Whether the trial court erred in awarding an inordinately high award for loss of dependency. 15. The Court of Appeal in Catholic Diocese of Kisumu v Sophia Achieng Tele Civil Appeal No. 284 of 2001 [2004] 2 KLR 55 set out the circumstances under which an Appellate court can interfere with an award of damages in the following terms:-“It is trite law that the assessment of general damages is at the discretion of the trial court and an appellate court is not justified in substituting a figure of its won for that awarded by the court below simply because it would awarded different figure if it had tried the case at first instance. The appellant court can justifiably interfere with the quantum of damages awarded by the trial court only if it is satisfied that the trial court applied the wrong principles (as by taking into account some irrelevant factor leaving out of account some relevant one) or misapprehended the evidence and so arrived at a figure so inordinately high or low as to represent an entirely erroneous estimate.”
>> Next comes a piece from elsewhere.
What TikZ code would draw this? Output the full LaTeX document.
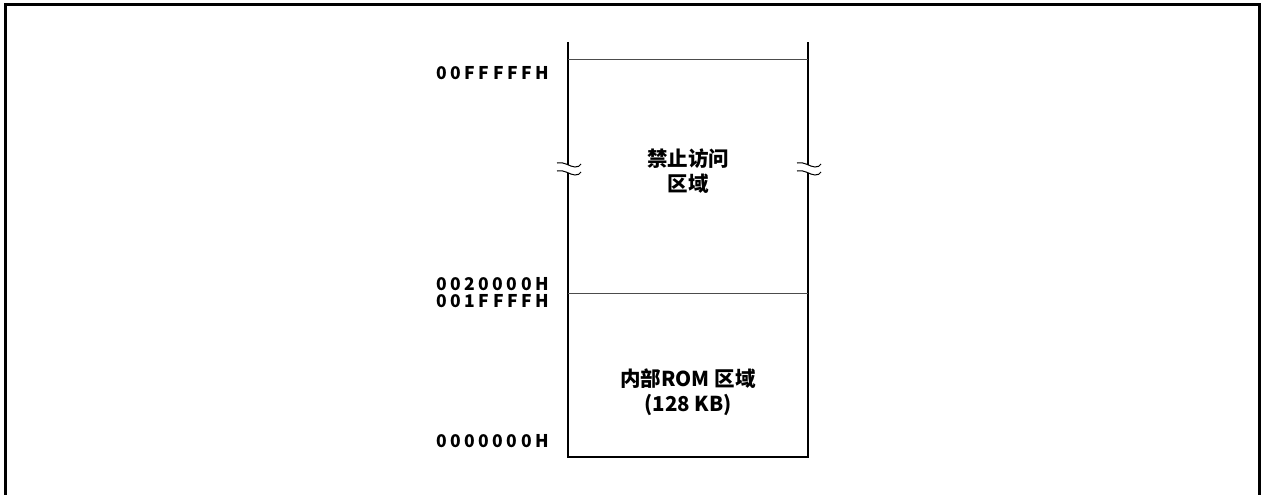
\documentclass[tikz,border=0pt]{standalone}
\usepackage{fontspec}
\setmainfont{Noto Sans CJK SC}
\newfontfamily\cjk{Noto Sans CJK SC}
\newfontfamily\hexf{Noto Sans CJK SC}[LetterSpace=20]
\begin{document}
\begin{tikzpicture}[x=1pt,y=-1pt,
  frame/.style={line width=3pt},
  wall/.style={line width=2pt},
  divider/.style={line width=1pt,black!70},
  brk/.style={line width=1pt},
  addr/.style={anchor=east,inner sep=0pt,font=\hexf\bfseries\fontsize{17.5}{18}\selectfont},
  area/.style={align=center,inner sep=0pt,font=\cjk\bfseries\fontsize{20.5}{25}\selectfont}]
\useasboundingbox (0,0) rectangle (1261,495);
% outer frame (open at the bottom)
\draw[frame] (5.5,495) -- (5.5,4.5) -- (1259.5,4.5) -- (1259.5,495);
% memory column
\coordinate (tl) at (568,42);
\coordinate (tr) at (808,42);
\coordinate (bl) at (568,457);
\coordinate (br) at (808,457);
\coordinate (lb1) at (568,165);
\coordinate (lb2) at (568,173);
\coordinate (rb1) at (808,165);
\coordinate (rb2) at (808,173);
\draw[wall] (tl) -- (lb1);
\draw[wall] (lb2) -- (bl) -- (br) -- (rb2);
\draw[wall] (rb1) -- (tr);
\draw[divider] (568,60) -- (808,60);
\draw[divider] (568,293) -- (808,293);
% break marks
\foreach \p in {lb1,lb2,rb1,rb2}{
  \draw[brk] ([xshift=-11pt,yshift=2pt]\p) .. controls ([xshift=-4pt,yshift=4pt]\p) and ([xshift=2pt,yshift=-2pt]\p) .. ([xshift=7pt,yshift=-2pt]\p) .. controls ([xshift=10pt,yshift=-2pt]\p) and ([xshift=12pt,yshift=-1pt]\p) .. ([xshift=13pt,yshift=1pt]\p);
}
% addresses
\node[addr] (a1) at (549,73) {00FFFFFH};
\node[addr] (a2) at (549,284) {0020000H};
\node[addr] (a3) at (549,301) {001FFFFH};
\node[addr] (a4) at (549,441) {0000000H};
% areas
\node[area] (r1) at (688,171) {禁止访问\\区域};
\node[area] (r2) at (688,392) {内部ROM 区域\\(128 KB)};
\end{tikzpicture}
\end{document}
16. Similarly in Sheikh Mustaq Hassan v Nathan Mwangi Kamau Transporters & 5 Others [1986] KLR 457 that:-“The appellate court is only entitled to increase an award of damages by the High Court if it is so inordinately low that it represents an entirely erroneous estimate or the party asking for an increase must show that in reaching that inordinately low figure the Judge proceeded on a wrong principle or misapprehended the evidence in some material respect….A member of an appellate court when naturally and reasonably says to himself “what figure would I have made” and reaches his own figure must recall that it should be in line with recent ones in cases with similar circumstances and that other judges are entitled to their views or opinions so that their figures are not necessarily wrong if they are not the same as his own.”

17. The Court of Appeal in Chunibhai J. Patel & Another v P. F. Hayes & Others [1957] EA 748, 749 stated the law on assessment of damages under the Fatal Accidents Act and held:-The Court should find the age and expectation of the working life of the deceased and consider the ages and expectations of life of his dependents, the net earning power of the deceased (i.e his income less tax) and the proportion of his net income which he would have made available for his dependents. From this it should be possible to arrive at the annual value of dependency, which must then be capitalized by multiplying by a figure representing so many years’ purchase.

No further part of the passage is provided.